Cuando la droga llegaba
a la Península, usaban, según la investigación, narcolanchas en las que podrían
transportar hasta tres toneladas de hachís. Y no solo eso, disponían de al
menos dos narcoembarcaderos en el río Guadarranque para garantizarse la
descarga rápida: después ocultaban la droga en viviendas del barrio de El
Zabal, en las llamadas guarderías, casas humildes que no levantaban sospechas
ante la Policía.
Para controlar todos los
detalles usaban sofisticados equipos de comunicación y tenían a personas
permanentemente vigilando los puntos estratégicos.
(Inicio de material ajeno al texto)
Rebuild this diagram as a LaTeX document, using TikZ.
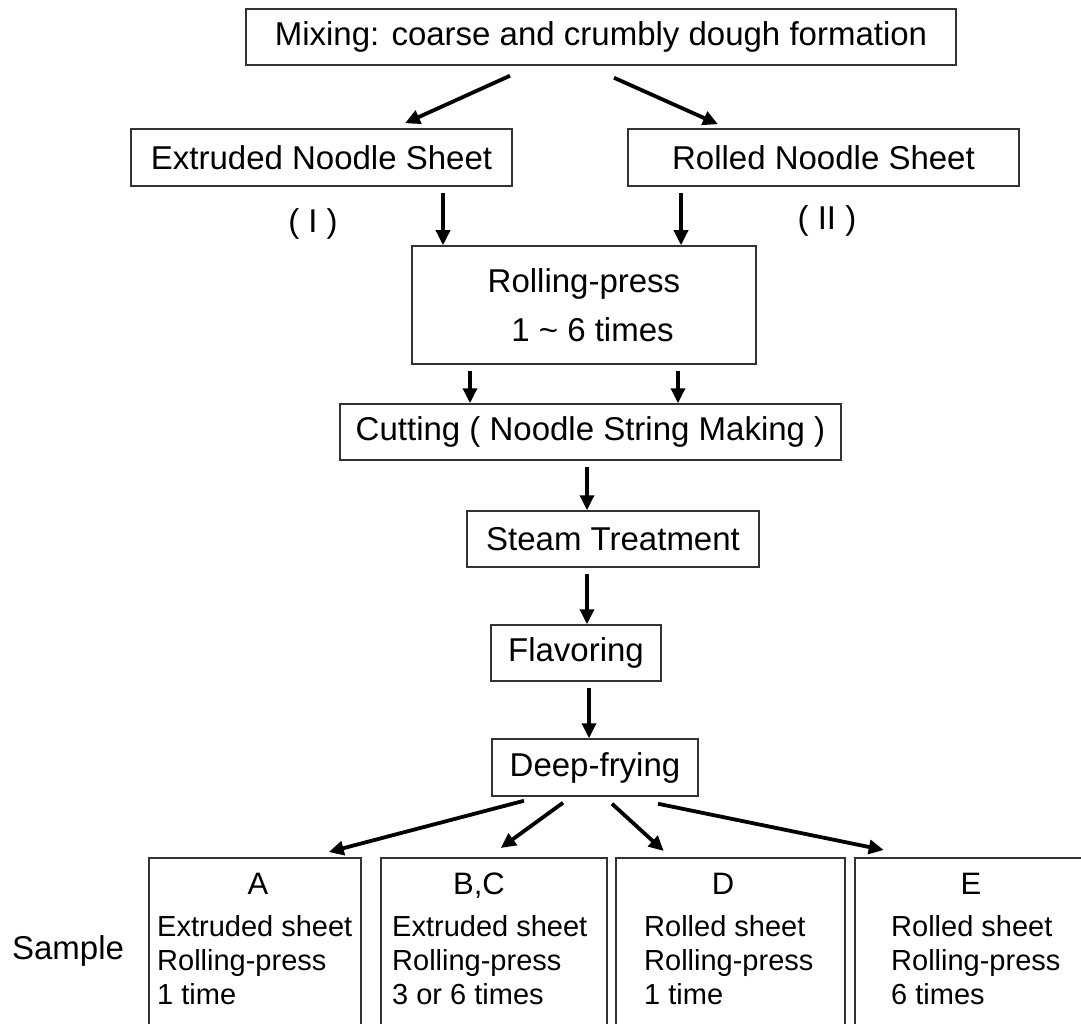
\documentclass[tikz,border=0pt]{standalone}
\usepackage{fontspec}
\setmainfont{Liberation Sans}
\usetikzlibrary{arrows.meta}
\begin{document}
\begin{tikzpicture}[x=1pt,y=-1pt,
  box/.style={draw=black!80,line width=1.5pt,inner sep=0pt,font=\fontsize{33}{40}\selectfont},
  sbox/.style={draw=black!80,line width=1.5pt,inner sep=0pt,anchor=north west,minimum height=200},
  lbl/.style={inner sep=0pt,font=\fontsize{33}{40}\selectfont},
  ttl/.style={inner sep=0pt,anchor=base,font=\fontsize{31}{36}\selectfont},
  txt/.style={inner sep=0pt,anchor=base west,align=left,font=\fontsize{29}{34}\selectfont},
  arr/.style={line width=3.4pt,-{Triangle[length=15pt,width=14pt]},shorten <=6pt},
  darr/.style={arr,line width=3.8pt,shorten <=0pt}]
\useasboundingbox (0,0) rectangle (1081,1024);
\clip (0,0) rectangle (1081,1024);
\node[box,minimum width=710,minimum height=56] (mix) at (601,37) {Mixing: coarse and crumbly dough formation};
\node[box,minimum width=381,minimum height=57] (ext) at (321.5,157.5) {Extruded Noodle Sheet};
\node[box,minimum width=391,minimum height=57] (rol) at (823.5,157.5) {Rolled Noodle Sheet};
\node[lbl] (one) at (313,224) {( I )};
\node[lbl] (two) at (827,221) {( II )};
\node[box,minimum width=344,minimum height=118,align=center,font=\fontsize{33}{49}\selectfont] (press) at (584,305) {Rolling-press\\\hspace*{17pt}1 \textasciitilde{} 6 times};
\node[box,minimum width=501,minimum height=56] (cut) at (590.5,432) {Cutting ( Noodle String Making )};
\node[box,minimum width=292,minimum height=56] (steam) at (613,539) {Steam Treatment};
\node[box,minimum width=170,minimum height=56] (flav) at (576,653) {Flavoring};
\node[box,minimum width=206,minimum height=57] (fry) at (595,767.5) {Deep-frying};
\node[lbl] (smp) at (68,951) {Sample};
\node[sbox,minimum width=212] (sA) at (148,857) {};
\node[sbox,minimum width=226] (sBC) at (380,857) {};
\node[sbox,minimum width=229] (sD) at (615,857) {};
\node[sbox,minimum width=240] (sE) at (854,857) {};
\node[ttl] (tA) at (258,894) {A};
\node[ttl] (tBC) at (479,894) {B,C};
\node[ttl] (tD) at (723,894) {D};
\node[ttl] (tE) at (971,894) {E};
\node[txt] (xA) at (157,1004) {Extruded sheet\\Rolling-press\\1 time};
\node[txt] (xBC) at (392,1004) {Extruded sheet\\Rolling-press\\3 or 6 times};
\node[txt] (xD) at (644,1004) {Rolled sheet\\Rolling-press\\1 time};
\node[txt] (xE) at (891,1004) {Rolled sheet\\Rolling-press\\6 times};
\draw[darr] ([shift={(-91,10)}]mix.south) -- ([shift={(83.5,-5)}]ext.north);
\draw[darr] ([shift={(13,12)}]mix.south) -- ([shift={(-105.5,-4)}]rol.north);
\draw[arr] ([shift={(121.5,0)}]ext.south) -- ([shift={(-141,0)}]press.north);
\draw[arr] ([shift={(-142.5,0)}]rol.south) -- ([shift={(97,0)}]press.north);
\draw[arr] ([shift={(-114,0)}]press.south) -- ([shift={(-120.5,0)}]cut.north);
\draw[arr] ([shift={(94,0)}]press.south) -- ([shift={(87.5,0)}]cut.north);
\draw[arr] ([shift={(-3.5,0)}]cut.south) -- ([shift={(-26,0)}]steam.north);
\draw[arr] ([shift={(-26,0)}]steam.south) -- ([shift={(11,0)}]flav.north);
\draw[arr] ([shift={(13,0)}]flav.south) -- ([shift={(-6,0)}]fry.north);
\draw[darr] ([shift={(-71,4)}]fry.south) -- ([shift={(74,-5)}]sA.north);
\draw[darr] ([shift={(-32,6)}]fry.south) -- ([shift={(7,-9)}]sBC.north);
\draw[darr] ([shift={(17,7)}]fry.south) -- ([shift={(-66.5,-6)}]sD.north);
\draw[darr] ([shift={(63,7)}]fry.south) -- ([shift={(-91,-7)}]sE.north);
\end{tikzpicture}
\end{document}
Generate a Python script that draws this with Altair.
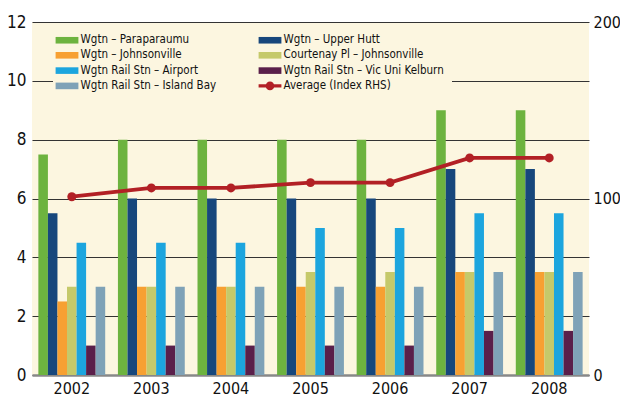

Son sus trabajadores, a los
que daban una orden clara de defender la mercancía por todos los medios,
llevándose por delante a quien tratara de detenerlos.
Los cabecillas de los
Castañas se habían convertido en los amos del negocio de la droga, llevaban una
vida de lujo y desenfreno que incluía vehículos de alta gama y mansiones en la
que escondían dinero en efectivo incluso debajo de los colchones de las cunas.
Según la Policía, el
clan, que lideraban los dos hermanos, llegó a amasar una fortuna que podría
alcanzar los 30 millones de euros, uno de ellos continúa en busca y captura.